:: DATASET EXTRACT ::
§

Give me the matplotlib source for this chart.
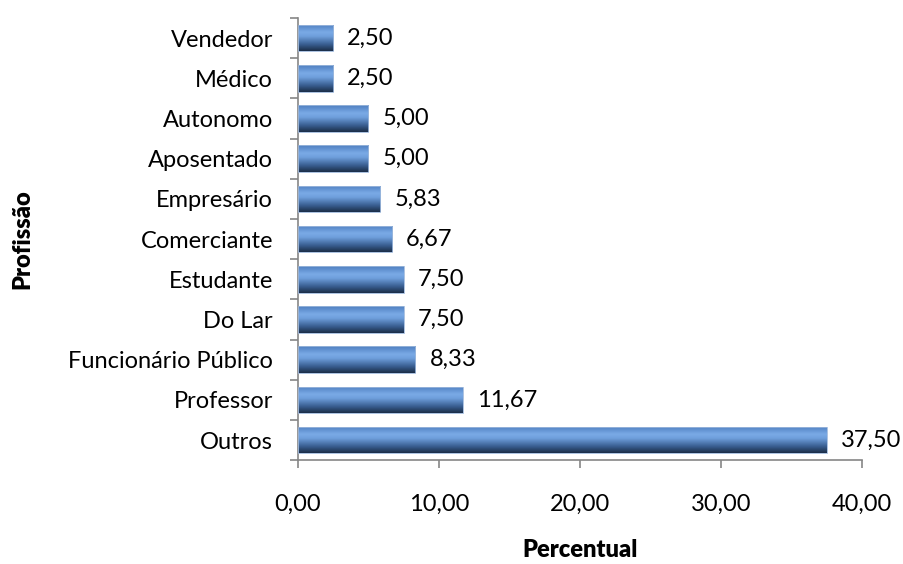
import matplotlib
matplotlib.use("Agg")
import matplotlib.pyplot as plt
import numpy as np
from matplotlib.colors import LinearSegmentedColormap

categories = ["Outros", "Professor", "Funcionário Público", "Do Lar", "Estudante",
              "Comerciante", "Empresário", "Aposentado", "Autonomo", "Médico", "Vendedor"]
values = [37.50, 11.67, 8.33, 7.50, 7.50, 6.67, 5.83, 5.00, 5.00, 2.50, 2.50]
xticks = [0, 10, 20, 30, 40]

plt.rcParams['font.family'] = ['Lato', 'DejaVu Sans']
FS = 17

fig = plt.figure(figsize=(9.04, 5.64), dpi=100)
ax = fig.add_axes([0.3296, 0.184, 0.6239, 0.784])

y = np.arange(len(categories))
bars = ax.barh(y, values, height=0.66, color='none', edgecolor='#9db8dc', linewidth=0.6, zorder=3)

cmap = LinearSegmentedColormap.from_list("g", [
    (0.0, "#4f7fc0"), (0.3, "#7aaae6"), (0.45, "#6f9fdc"), (0.75, "#3a5f92"), (1.0, "#1b2e48")])
grad = np.linspace(0, 1, 100).reshape(-1, 1)
for b in bars:
    x0, y0 = b.get_x(), b.get_y()
    w, h = b.get_width(), b.get_height()
    im = ax.imshow(grad, cmap=cmap, aspect='auto', extent=[x0, x0 + w, y0, y0 + h],
                   origin='upper', zorder=2, interpolation='bilinear')
    im.set_clip_path(b)

for yi, v in zip(y, values):
    ax.text(v + 1.0, yi, f"{v:.2f}".replace('.', ','), va='center', ha='left', fontsize=FS, color='black')

ax.set_xlim(0, 40)
ax.set_ylim(-0.5, len(categories) - 0.5)
ax.set_xticks(xticks)
ax.set_xticklabels([f"{t:.2f}".replace('.', ',') for t in xticks], fontsize=FS)
ax.set_yticks(y)
ax.set_yticklabels(categories, fontsize=FS)
ax.set_yticks(np.arange(-0.5, len(categories), 1), minor=True)
ax.tick_params(axis='y', which='major', length=0, pad=18)
ax.tick_params(axis='y', which='minor', length=6, color='#868686', width=1.2)
ax.tick_params(axis='x', which='major', length=6, color='#868686', width=1.2, pad=18)

for s in ['top', 'right']:
    ax.spines[s].set_visible(False)
for s in ['left', 'bottom']:
    ax.spines[s].set_color('#868686')
    ax.spines[s].set_linewidth(1.2)

xl = ax.set_xlabel("Percentual", fontsize=FS, fontweight='heavy')
xl.set_va('center')
ax.xaxis.set_label_coords(0.5, -0.204)
ax.set_ylabel("Profissão", fontsize=FS, fontweight='heavy')
ax.yaxis.set_label_coords(-0.47, 0.5)

fig.savefig("out.png", dpi=100)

§

Set the lines above down again, word for word, from the first through the one containing "ax.spines[s].set_linewidth(1.2)"; pictures excluded.

:: THE REPLY ::
Give me the matplotlib source for this chart.
import matplotlib
matplotlib.use("Agg")
import matplotlib.pyplot as plt
import numpy as np
from matplotlib.colors import LinearSegmentedColormap

categories = ["Outros", "Professor", "Funcionário Público", "Do Lar", "Estudante",
              "Comerciante", "Empresário", "Aposentado", "Autonomo", "Médico", "Vendedor"]
values = [37.50, 11.67, 8.33, 7.50, 7.50, 6.67, 5.83, 5.00, 5.00, 2.50, 2.50]
xticks = [0, 10, 20, 30, 40]

plt.rcParams['font.family'] = ['Lato', 'DejaVu Sans']
FS = 17

fig = plt.figure(figsize=(9.04, 5.64), dpi=100)
ax = fig.add_axes([0.3296, 0.184, 0.6239, 0.784])

y = np.arange(len(categories))
bars = ax.barh(y, values, height=0.66, color='none', edgecolor='#9db8dc', linewidth=0.6, zorder=3)

cmap = LinearSegmentedColormap.from_list("g", [
    (0.0, "#4f7fc0"), (0.3, "#7aaae6"), (0.45, "#6f9fdc"), (0.75, "#3a5f92"), (1.0, "#1b2e48")])
grad = np.linspace(0, 1, 100).reshape(-1, 1)
for b in bars:
    x0, y0 = b.get_x(), b.get_y()
    w, h = b.get_width(), b.get_height()
    im = ax.imshow(grad, cmap=cmap, aspect='auto', extent=[x0, x0 + w, y0, y0 + h],
                   origin='upper', zorder=2, interpolation='bilinear')
    im.set_clip_path(b)

for yi, v in zip(y, values):
    ax.text(v + 1.0, yi, f"{v:.2f}".replace('.', ','), va='center', ha='left', fontsize=FS, color='black')

ax.set_xlim(0, 40)
ax.set_ylim(-0.5, len(categories) - 0.5)
ax.set_xticks(xticks)
ax.set_xticklabels([f"{t:.2f}".replace('.', ',') for t in xticks], fontsize=FS)
ax.set_yticks(y)
ax.set_yticklabels(categories, fontsize=FS)
ax.set_yticks(np.arange(-0.5, len(categories), 1), minor=True)
ax.tick_params(axis='y', which='major', length=0, pad=18)
ax.tick_params(axis='y', which='minor', length=6, color='#868686', width=1.2)
ax.tick_params(axis='x', which='major', length=6, color='#868686', width=1.2, pad=18)

for s in ['top', 'right']:
    ax.spines[s].set_visible(False)
for s in ['left', 'bottom']:
    ax.spines[s].set_color('#868686')
    ax.spines[s].set_linewidth(1.2)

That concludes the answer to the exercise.